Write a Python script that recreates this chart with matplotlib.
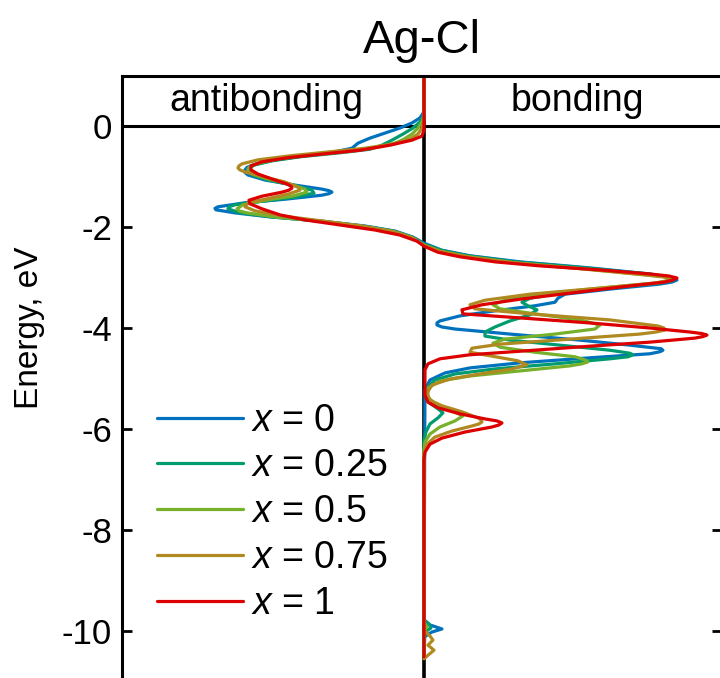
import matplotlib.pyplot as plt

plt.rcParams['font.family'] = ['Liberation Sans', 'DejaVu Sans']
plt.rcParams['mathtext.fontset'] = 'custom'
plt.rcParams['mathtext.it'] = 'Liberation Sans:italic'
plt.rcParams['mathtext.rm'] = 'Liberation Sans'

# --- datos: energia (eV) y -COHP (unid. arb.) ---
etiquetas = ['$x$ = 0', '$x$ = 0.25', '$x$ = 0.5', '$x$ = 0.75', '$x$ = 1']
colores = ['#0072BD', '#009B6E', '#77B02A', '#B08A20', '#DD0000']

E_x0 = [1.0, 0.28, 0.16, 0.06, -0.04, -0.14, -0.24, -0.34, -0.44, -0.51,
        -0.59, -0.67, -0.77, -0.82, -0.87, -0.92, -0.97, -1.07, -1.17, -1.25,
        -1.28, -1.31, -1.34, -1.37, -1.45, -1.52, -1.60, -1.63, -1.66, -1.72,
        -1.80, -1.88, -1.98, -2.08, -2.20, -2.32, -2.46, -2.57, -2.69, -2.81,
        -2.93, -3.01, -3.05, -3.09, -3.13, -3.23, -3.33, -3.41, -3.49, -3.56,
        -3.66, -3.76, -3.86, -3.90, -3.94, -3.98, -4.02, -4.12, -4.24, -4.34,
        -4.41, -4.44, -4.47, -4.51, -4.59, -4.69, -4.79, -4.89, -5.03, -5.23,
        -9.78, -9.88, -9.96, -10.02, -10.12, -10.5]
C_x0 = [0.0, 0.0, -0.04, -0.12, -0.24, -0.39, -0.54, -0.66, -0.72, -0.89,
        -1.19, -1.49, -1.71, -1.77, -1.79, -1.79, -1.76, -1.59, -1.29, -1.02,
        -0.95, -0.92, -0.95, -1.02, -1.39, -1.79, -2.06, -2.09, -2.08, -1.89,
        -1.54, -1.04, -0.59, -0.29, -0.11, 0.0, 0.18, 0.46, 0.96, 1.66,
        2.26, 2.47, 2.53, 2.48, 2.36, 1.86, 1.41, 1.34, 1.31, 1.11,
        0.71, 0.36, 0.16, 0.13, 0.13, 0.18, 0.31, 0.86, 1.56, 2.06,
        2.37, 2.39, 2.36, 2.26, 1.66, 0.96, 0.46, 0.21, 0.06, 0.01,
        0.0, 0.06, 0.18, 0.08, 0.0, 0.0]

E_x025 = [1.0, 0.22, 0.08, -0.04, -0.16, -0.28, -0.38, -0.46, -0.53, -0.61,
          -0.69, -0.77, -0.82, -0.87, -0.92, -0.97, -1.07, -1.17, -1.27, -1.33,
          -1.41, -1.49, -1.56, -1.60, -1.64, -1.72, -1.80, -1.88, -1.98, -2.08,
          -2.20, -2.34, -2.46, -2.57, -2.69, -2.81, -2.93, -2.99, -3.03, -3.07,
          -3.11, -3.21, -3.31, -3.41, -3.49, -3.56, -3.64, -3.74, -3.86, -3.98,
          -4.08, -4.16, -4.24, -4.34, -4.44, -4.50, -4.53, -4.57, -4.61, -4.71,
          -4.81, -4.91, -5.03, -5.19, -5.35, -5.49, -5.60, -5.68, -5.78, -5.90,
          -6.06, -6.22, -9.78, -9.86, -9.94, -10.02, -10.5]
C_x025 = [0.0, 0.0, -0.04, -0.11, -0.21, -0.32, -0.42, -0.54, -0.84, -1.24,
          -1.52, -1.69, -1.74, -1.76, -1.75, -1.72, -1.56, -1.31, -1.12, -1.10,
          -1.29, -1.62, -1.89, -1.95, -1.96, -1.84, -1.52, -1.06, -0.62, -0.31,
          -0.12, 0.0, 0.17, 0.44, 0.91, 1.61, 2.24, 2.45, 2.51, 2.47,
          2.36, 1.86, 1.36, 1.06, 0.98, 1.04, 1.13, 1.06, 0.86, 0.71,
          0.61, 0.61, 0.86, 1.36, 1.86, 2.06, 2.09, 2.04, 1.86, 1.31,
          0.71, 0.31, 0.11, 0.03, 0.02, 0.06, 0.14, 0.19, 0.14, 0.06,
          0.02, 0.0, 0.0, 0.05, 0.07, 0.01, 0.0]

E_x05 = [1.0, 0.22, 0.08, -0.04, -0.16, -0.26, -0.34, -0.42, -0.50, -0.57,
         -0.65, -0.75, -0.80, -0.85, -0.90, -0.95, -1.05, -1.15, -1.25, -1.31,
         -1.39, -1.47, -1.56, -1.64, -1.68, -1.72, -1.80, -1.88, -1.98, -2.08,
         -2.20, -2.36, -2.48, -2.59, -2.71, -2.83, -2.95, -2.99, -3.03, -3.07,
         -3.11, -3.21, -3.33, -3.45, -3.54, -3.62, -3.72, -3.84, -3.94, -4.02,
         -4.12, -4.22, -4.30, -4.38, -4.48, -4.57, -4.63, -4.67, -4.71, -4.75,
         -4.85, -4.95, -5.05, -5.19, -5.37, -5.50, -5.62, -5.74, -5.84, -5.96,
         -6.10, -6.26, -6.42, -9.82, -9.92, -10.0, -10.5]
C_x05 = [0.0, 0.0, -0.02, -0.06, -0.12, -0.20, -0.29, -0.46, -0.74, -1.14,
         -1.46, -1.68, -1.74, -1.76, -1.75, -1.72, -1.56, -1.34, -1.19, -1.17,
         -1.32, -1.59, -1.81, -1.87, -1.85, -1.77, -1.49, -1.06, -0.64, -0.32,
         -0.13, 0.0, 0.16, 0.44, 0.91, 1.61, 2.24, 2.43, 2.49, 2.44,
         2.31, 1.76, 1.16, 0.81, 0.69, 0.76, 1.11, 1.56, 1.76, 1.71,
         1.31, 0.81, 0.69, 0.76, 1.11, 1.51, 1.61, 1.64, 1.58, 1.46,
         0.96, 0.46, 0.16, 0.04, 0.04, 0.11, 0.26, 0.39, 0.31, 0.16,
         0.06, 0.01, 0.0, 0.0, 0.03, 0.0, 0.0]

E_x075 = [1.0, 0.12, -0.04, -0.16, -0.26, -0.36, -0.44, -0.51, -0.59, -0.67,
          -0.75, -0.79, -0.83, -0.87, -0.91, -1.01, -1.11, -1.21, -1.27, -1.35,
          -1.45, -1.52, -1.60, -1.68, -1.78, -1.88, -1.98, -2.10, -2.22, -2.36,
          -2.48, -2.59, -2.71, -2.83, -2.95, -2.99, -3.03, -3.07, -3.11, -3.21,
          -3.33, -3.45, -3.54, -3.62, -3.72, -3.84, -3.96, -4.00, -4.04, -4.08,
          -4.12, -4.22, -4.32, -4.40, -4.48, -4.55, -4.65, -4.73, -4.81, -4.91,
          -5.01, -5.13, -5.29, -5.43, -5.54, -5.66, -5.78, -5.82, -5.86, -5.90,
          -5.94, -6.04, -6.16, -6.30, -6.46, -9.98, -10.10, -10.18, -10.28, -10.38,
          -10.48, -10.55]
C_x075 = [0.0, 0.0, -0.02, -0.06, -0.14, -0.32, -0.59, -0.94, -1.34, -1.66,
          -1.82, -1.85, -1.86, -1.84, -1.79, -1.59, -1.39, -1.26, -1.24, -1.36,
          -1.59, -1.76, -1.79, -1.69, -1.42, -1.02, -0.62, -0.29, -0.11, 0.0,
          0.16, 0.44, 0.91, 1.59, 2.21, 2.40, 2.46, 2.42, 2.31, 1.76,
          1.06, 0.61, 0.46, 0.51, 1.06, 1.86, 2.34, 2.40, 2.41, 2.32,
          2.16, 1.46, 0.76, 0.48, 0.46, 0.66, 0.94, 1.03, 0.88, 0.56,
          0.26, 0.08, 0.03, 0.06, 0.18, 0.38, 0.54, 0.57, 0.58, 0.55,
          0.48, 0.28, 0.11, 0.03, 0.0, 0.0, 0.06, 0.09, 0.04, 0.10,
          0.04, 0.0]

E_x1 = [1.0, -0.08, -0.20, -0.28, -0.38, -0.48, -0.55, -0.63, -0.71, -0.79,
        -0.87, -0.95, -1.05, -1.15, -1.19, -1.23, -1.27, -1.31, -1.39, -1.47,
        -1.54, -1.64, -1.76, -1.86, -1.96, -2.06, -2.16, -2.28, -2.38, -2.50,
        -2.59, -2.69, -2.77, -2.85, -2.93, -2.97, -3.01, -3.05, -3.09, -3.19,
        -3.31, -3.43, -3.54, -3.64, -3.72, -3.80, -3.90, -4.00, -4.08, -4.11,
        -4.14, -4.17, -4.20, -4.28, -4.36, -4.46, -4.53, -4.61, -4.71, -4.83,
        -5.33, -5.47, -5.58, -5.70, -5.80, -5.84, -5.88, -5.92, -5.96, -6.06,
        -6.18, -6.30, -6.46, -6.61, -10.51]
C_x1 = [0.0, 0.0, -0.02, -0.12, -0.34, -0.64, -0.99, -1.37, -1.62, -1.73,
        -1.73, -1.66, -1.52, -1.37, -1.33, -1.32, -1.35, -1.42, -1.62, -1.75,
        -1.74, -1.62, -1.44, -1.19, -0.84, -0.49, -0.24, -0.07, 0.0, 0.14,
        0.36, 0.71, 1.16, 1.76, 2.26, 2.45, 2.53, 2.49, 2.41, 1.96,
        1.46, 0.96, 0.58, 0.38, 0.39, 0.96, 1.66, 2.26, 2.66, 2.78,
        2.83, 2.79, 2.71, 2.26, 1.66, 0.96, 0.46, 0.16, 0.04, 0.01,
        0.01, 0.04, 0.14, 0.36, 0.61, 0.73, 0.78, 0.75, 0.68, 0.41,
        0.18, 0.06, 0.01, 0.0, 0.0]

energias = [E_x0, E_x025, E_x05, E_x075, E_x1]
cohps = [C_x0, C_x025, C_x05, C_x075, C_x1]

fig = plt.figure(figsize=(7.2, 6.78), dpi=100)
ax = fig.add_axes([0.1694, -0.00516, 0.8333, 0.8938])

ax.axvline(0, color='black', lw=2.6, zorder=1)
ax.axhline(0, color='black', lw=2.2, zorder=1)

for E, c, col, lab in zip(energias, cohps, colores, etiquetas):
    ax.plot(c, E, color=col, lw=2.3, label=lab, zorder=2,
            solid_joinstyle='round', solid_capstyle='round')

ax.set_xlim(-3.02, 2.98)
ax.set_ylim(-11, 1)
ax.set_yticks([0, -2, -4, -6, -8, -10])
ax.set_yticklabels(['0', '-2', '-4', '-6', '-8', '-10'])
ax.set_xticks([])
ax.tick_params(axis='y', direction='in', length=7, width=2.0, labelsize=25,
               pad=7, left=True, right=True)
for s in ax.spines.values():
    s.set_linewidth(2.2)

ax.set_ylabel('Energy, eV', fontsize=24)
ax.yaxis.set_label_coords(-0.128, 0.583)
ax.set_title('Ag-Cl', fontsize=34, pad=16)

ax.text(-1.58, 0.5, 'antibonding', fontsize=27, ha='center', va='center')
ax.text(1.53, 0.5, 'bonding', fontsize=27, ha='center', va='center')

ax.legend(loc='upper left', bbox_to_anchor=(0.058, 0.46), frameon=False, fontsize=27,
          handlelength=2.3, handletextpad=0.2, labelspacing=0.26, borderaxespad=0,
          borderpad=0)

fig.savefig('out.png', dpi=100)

━━━━━━━━━━

> [Exercise details]:
The lines from the start of the data through the line that contains "plt.rcParams['mathtext.rm'] = 'Liberation" are to be returned exactly, please, with both ends included and every picture left out.

> [Finished task]:
Write a Python script that recreates this chart with matplotlib.
import matplotlib.pyplot as plt

plt.rcParams['font.family'] = ['Liberation Sans', 'DejaVu Sans']
plt.rcParams['mathtext.fontset'] = 'custom'
plt.rcParams['mathtext.it'] = 'Liberation Sans:italic'
plt.rcParams['mathtext.rm'] = 'Liberation Sans'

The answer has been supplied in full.